::: Dataset content :::

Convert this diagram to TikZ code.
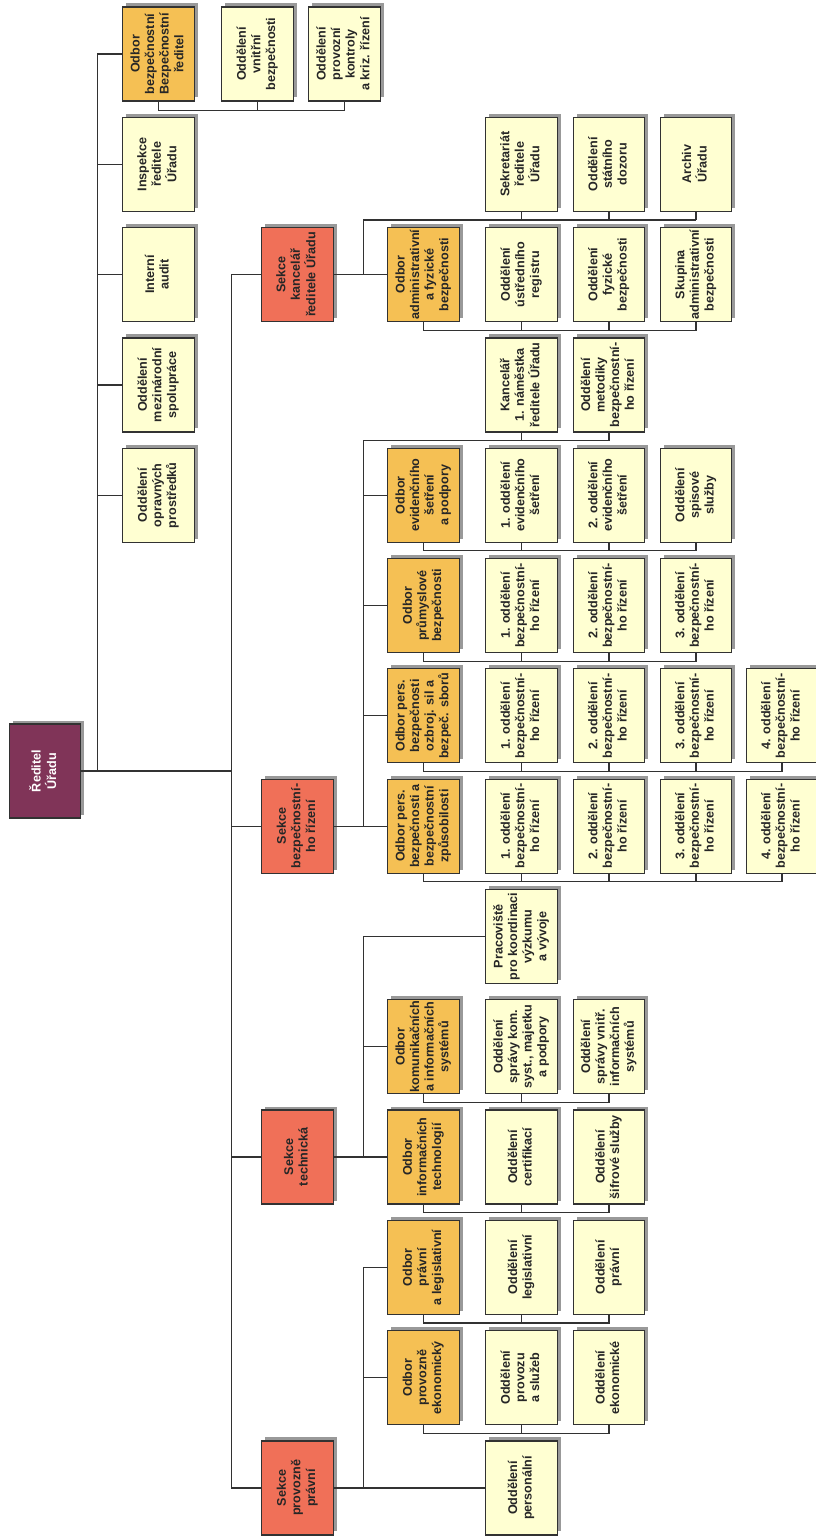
\documentclass[tikz,border=0pt]{standalone}
\usepackage{fontspec}
\setmainfont{Liberation Sans}
\usepackage{graphicx}
\usepackage{tikz}
\usetikzlibrary{positioning,shadows}
\definecolor{rootcol}{RGB}{128,52,88}
\definecolor{sekcecol}{RGB}{240,112,88}
\definecolor{odborcol}{RGB}{245,192,84}
\definecolor{oddcol}{RGB}{255,255,210}
\definecolor{linecol}{RGB}{50,50,50}
\newcommand{\vt}[1]{\rotatebox{90}{\begin{tabular}{@{}c@{}}#1\end{tabular}}}

\begin{document}
\begin{tikzpicture}[
    x=1pt, y=-1pt,
    box/.style={draw=linecol, line width=1.2pt, rectangle, minimum width=71.5pt, minimum height=94pt, inner sep=0pt,
        font=\bfseries\fontsize{12.6}{14.6}\selectfont, fill=oddcol, text=black!85,
        drop shadow={shadow xshift=3.5pt, shadow yshift=3.5pt, fill=black!40, opacity=1}},
    root/.style={box, fill=rootcol, text=white},
    sekce/.style={box, fill=sekcecol},
    odbor/.style={box, fill=odborcol},
    line/.style={draw=linecol, line width=1.2pt}
]
    \useasboundingbox (0,0) rectangle (816,1536);

    % Nodes
    \node[root] (reditel) at (45,771) {\vt{Ředitel\\Úřadu}};

    \node[odbor] (obBezp) at (158.5,54) {\vt{Odbor\\bezpečnostní\\Bezpečnostní\\ředitel}};
    \node[box] (vnitrni) at (257.5,54) {\vt{Oddělení\\vnitřní\\bezpečnosti}};
    \node[box] (provKont) at (344.5,54) {\vt{Oddělení\\provozní\\kontroly\\a kriz. řízení}};
    \node[box] (inspekce) at (158.5,164.3) {\vt{Inspekce\\ředitele\\Úřadu}};
    \node[box] (audit) at (158.5,274.6) {\vt{Interní\\audit}};
    \node[box] (mezinar) at (158.5,384.9) {\vt{Oddělení\\mezinárodní\\spolupráce}};
    \node[box] (opravne) at (158.5,495.2) {\vt{Oddělení\\opravných\\prostředků}};

    \node[sekce] (skKanc) at (297.5,274.6) {\vt{Sekce\\kancelář\\ředitele Úřadu}};
    \node[sekce] (skBezp) at (297.5,826.1) {\vt{Sekce\\bezpečnostní-\\ho řízení}};
    \node[sekce] (skTech) at (297.5,1157) {\vt{Sekce\\technická}};
    \node[sekce] (skProv) at (297.5,1487.9) {\vt{Sekce\\provozně\\právní}};

    % Sekce kancelar reditele
    \node[box] (sekret) at (521.5,164.3) {\vt{Sekretariát\\ředitele\\Úřadu}};
    \node[box] (statDoz) at (609,164.3) {\vt{Oddělení\\státního\\dozoru}};
    \node[box] (archiv) at (696,164.3) {\vt{Archiv\\Úřadu}};
    \node[odbor] (obAdm) at (423.5,274.6) {\vt{Odbor\\administrativní\\a fyzické\\bezpečnosti}};
    \node[box] (registr) at (521.5,274.6) {\vt{Oddělení\\ústředního\\registru}};
    \node[box] (fyzOdd) at (609,274.6) {\vt{Oddělení\\fyzické\\bezpečnosti}};
    \node[box] (skupina) at (696,274.6) {\vt{Skupina\\administrativní\\bezpečnosti}};

    % Sekce bezpecnostniho rizeni
    \node[box] (kanc1) at (521.5,384.9) {\vt{Kancelář\\1. náměstka\\ředitele Úřadu}};
    \node[box] (metod) at (609,384.9) {\vt{Oddělení\\metodiky\\bezpečnostní-\\ho řízení}};
    \node[odbor] (obEvid) at (423.5,495.2) {\vt{Odbor\\evidenčního\\šetření\\a podpory}};
    \node[box] (ev1) at (521.5,495.2) {\vt{1. oddělení\\evidenčního\\šetření}};
    \node[box] (ev2) at (609,495.2) {\vt{2. oddělení\\evidenčního\\šetření}};
    \node[box] (spis) at (696,495.2) {\vt{Oddělení\\spisové\\služby}};
    \node[odbor] (obPrum) at (423.5,605.5) {\vt{Odbor\\průmyslové\\bezpečnosti}};
    \node[box] (pr1) at (521.5,605.5) {\vt{1. oddělení\\bezpečnostní-\\ho řízení}};
    \node[box] (pr2) at (609,605.5) {\vt{2. oddělení\\bezpečnostní-\\ho řízení}};
    \node[box] (pr3) at (696,605.5) {\vt{3. oddělení\\bezpečnostní-\\ho řízení}};
    \node[odbor] (obOzb) at (423.5,715.8) {\vt{Odbor pers.\\bezpečnosti\\ozbroj. sil a\\bezpeč. sborů}};
    \node[box] (oz1) at (521.5,715.8) {\vt{1. oddělení\\bezpečnostní-\\ho řízení}};
    \node[box] (oz2) at (609,715.8) {\vt{2. oddělení\\bezpečnostní-\\ho řízení}};
    \node[box] (oz3) at (696,715.8) {\vt{3. oddělení\\bezpečnostní-\\ho řízení}};
    \node[box] (oz4) at (782,715.8) {\vt{4. oddělení\\bezpečnostní-\\ho řízení}};
    \node[odbor] (obZpus) at (423.5,826.1) {\vt{Odbor pers.\\bezpečnosti a\\bezpečnostní\\způsobilosti}};
    \node[box] (zp1) at (521.5,826.1) {\vt{1. oddělení\\bezpečnostní-\\ho řízení}};
    \node[box] (zp2) at (609,826.1) {\vt{2. oddělení\\bezpečnostní-\\ho řízení}};
    \node[box] (zp3) at (696,826.1) {\vt{3. oddělení\\bezpečnostní-\\ho řízení}};
    \node[box] (zp4) at (782,826.1) {\vt{4. oddělení\\bezpečnostní-\\ho řízení}};

    % Sekce technicka
    \node[box] (pracov) at (521.5,936.4) {\vt{Pracoviště\\pro koordinaci\\výzkumu\\a vývoje}};
    \node[odbor] (obKom) at (423.5,1046.7) {\vt{Odbor\\komunikačních\\a informačních\\systémů}};
    \node[box] (km1) at (521.5,1046.7) {\vt{Oddělení\\správy kom.\\syst., majetku\\a podpory}};
    \node[box] (km2) at (609,1046.7) {\vt{Oddělení\\správy vnitř.\\informačních\\systémů}};
    \node[odbor] (obInf) at (423.5,1157) {\vt{Odbor\\informačních\\technologií}};
    \node[box] (cert) at (521.5,1157) {\vt{Oddělení\\certifikací}};
    \node[box] (sifr) at (609,1157) {\vt{Oddělení\\šifrové služby}};

    % Sekce provozne pravni
    \node[odbor] (obPrav) at (423.5,1267.3) {\vt{Odbor\\právní\\a legislativní}};
    \node[box] (legis) at (521.5,1267.3) {\vt{Oddělení\\legislativní}};
    \node[box] (pravOdd) at (609,1267.3) {\vt{Oddělení\\právní}};
    \node[odbor] (obEko) at (423.5,1377.6) {\vt{Odbor\\provozně\\ekonomický}};
    \node[box] (provoz) at (521.5,1377.6) {\vt{Oddělení\\provozu\\a služeb}};
    \node[box] (ekon) at (609,1377.6) {\vt{Oddělení\\ekonomické}};
    \node[box] (persOdd) at (521.5,1487.9) {\vt{Oddělení\\personální}};

    % Connections
    \draw[line] (reditel.east) -- ++(16,0) |- (obBezp.west);
    \draw[line] (reditel.east) -- ++(16,0) |- (inspekce.west);
    \draw[line] (reditel.east) -- ++(16,0) |- (audit.west);
    \draw[line] (reditel.east) -- ++(16,0) |- (mezinar.west);
    \draw[line] (reditel.east) -- ++(16,0) |- (opravne.west);
    \draw[line] (obBezp.south) -- ++(0,9) -| (provKont.south);
    \draw[line] (vnitrni.south) -- ++(0,9);

    \draw[line] (reditel.east) -- ++(150,0) |- (skKanc.west);
    \draw[line] (reditel.east) -- ++(150,0) |- (skBezp.west);
    \draw[line] (reditel.east) -- ++(150,0) |- (skTech.west);
    \draw[line] (reditel.east) -- ++(150,0) |- (skProv.west);

    \draw[line] (skKanc.east) -- ++(30,0) |- ([yshift=-8pt]archiv.south);
    \draw[line] (sekret.south) -- ++(0,8);
    \draw[line] (statDoz.south) -- ++(0,8);
    \draw[line] (archiv.south) -- ++(0,8);
    \draw[line] (skKanc.east) -- (obAdm.west);
    \draw[line] (obAdm.south) -- ++(0,8) -| (skupina.south);
    \draw[line] (registr.south) -- ++(0,8);
    \draw[line] (fyzOdd.south) -- ++(0,8);

    \draw[line] (skBezp.east) -- ++(30,0) |- ([yshift=-8pt]metod.south);
    \draw[line] (kanc1.south) -- ++(0,8);
    \draw[line] (metod.south) -- ++(0,8);
    \draw[line] (skBezp.east) -- ++(30,0) |- (obEvid.west);
    \draw[line] (skBezp.east) -- ++(30,0) |- (obPrum.west);
    \draw[line] (skBezp.east) -- ++(30,0) |- (obOzb.west);
    \draw[line] (skBezp.east) -- (obZpus.west);
    \draw[line] (obEvid.south) -- ++(0,8) -| (spis.south);
    \draw[line] (ev1.south) -- ++(0,8);
    \draw[line] (ev2.south) -- ++(0,8);
    \draw[line] (obPrum.south) -- ++(0,8) -| (pr3.south);
    \draw[line] (pr1.south) -- ++(0,8);
    \draw[line] (pr2.south) -- ++(0,8);
    \draw[line] (obOzb.south) -- ++(0,8) -| (oz4.south);
    \draw[line] (oz1.south) -- ++(0,8);
    \draw[line] (oz2.south) -- ++(0,8);
    \draw[line] (oz3.south) -- ++(0,8);
    \draw[line] (obZpus.south) -- ++(0,8) -| (zp4.south);
    \draw[line] (zp1.south) -- ++(0,8);
    \draw[line] (zp2.south) -- ++(0,8);
    \draw[line] (zp3.south) -- ++(0,8);

    \draw[line] (skTech.east) -- ++(30,0) |- (pracov.west);
    \draw[line] (skTech.east) -- ++(30,0) |- (obKom.west);
    \draw[line] (skTech.east) -- (obInf.west);
    \draw[line] (obKom.south) -- ++(0,8) -| (km2.south);
    \draw[line] (km1.south) -- ++(0,8);
    \draw[line] (obInf.south) -- ++(0,8) -| (sifr.south);
    \draw[line] (cert.south) -- ++(0,8);

    \draw[line] (skProv.east) -- (persOdd.west);
    \draw[line] (skProv.east) -- ++(30,0) |- (obPrav.west);
    \draw[line] (skProv.east) -- ++(30,0) |- (obEko.west);
    \draw[line] (obPrav.south) -- ++(0,8) -| (pravOdd.south);
    \draw[line] (legis.south) -- ++(0,8);
    \draw[line] (obEko.south) -- ++(0,8) -| (ekon.south);
    \draw[line] (provoz.south) -- ++(0,8);
\end{tikzpicture}
\end{document}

:::

Look at the listing and set down only the lines from its start through the line with "(reditel) at (45,771)", word for word and without pictures.

Convert this diagram to TikZ code.
\documentclass[tikz,border=0pt]{standalone}
\usepackage{fontspec}
\setmainfont{Liberation Sans}
\usepackage{graphicx}
\usepackage{tikz}
\usetikzlibrary{positioning,shadows}
\definecolor{rootcol}{RGB}{128,52,88}
\definecolor{sekcecol}{RGB}{240,112,88}
\definecolor{odborcol}{RGB}{245,192,84}
\definecolor{oddcol}{RGB}{255,255,210}
\definecolor{linecol}{RGB}{50,50,50}
\newcommand{\vt}[1]{\rotatebox{90}{\begin{tabular}{@{}c@{}}#1\end{tabular}}}

\begin{document}
\begin{tikzpicture}[
    x=1pt, y=-1pt,
    box/.style={draw=linecol, line width=1.2pt, rectangle, minimum width=71.5pt, minimum height=94pt, inner sep=0pt,
        font=\bfseries\fontsize{12.6}{14.6}\selectfont, fill=oddcol, text=black!85,
        drop shadow={shadow xshift=3.5pt, shadow yshift=3.5pt, fill=black!40, opacity=1}},
    root/.style={box, fill=rootcol, text=white},
    sekce/.style={box, fill=sekcecol},
    odbor/.style={box, fill=odborcol},
    line/.style={draw=linecol, line width=1.2pt}
]
    \useasboundingbox (0,0) rectangle (816,1536);

    % Nodes
    \node[root] (reditel) at (45,771) {\vt{Ředitel\\Úřadu}};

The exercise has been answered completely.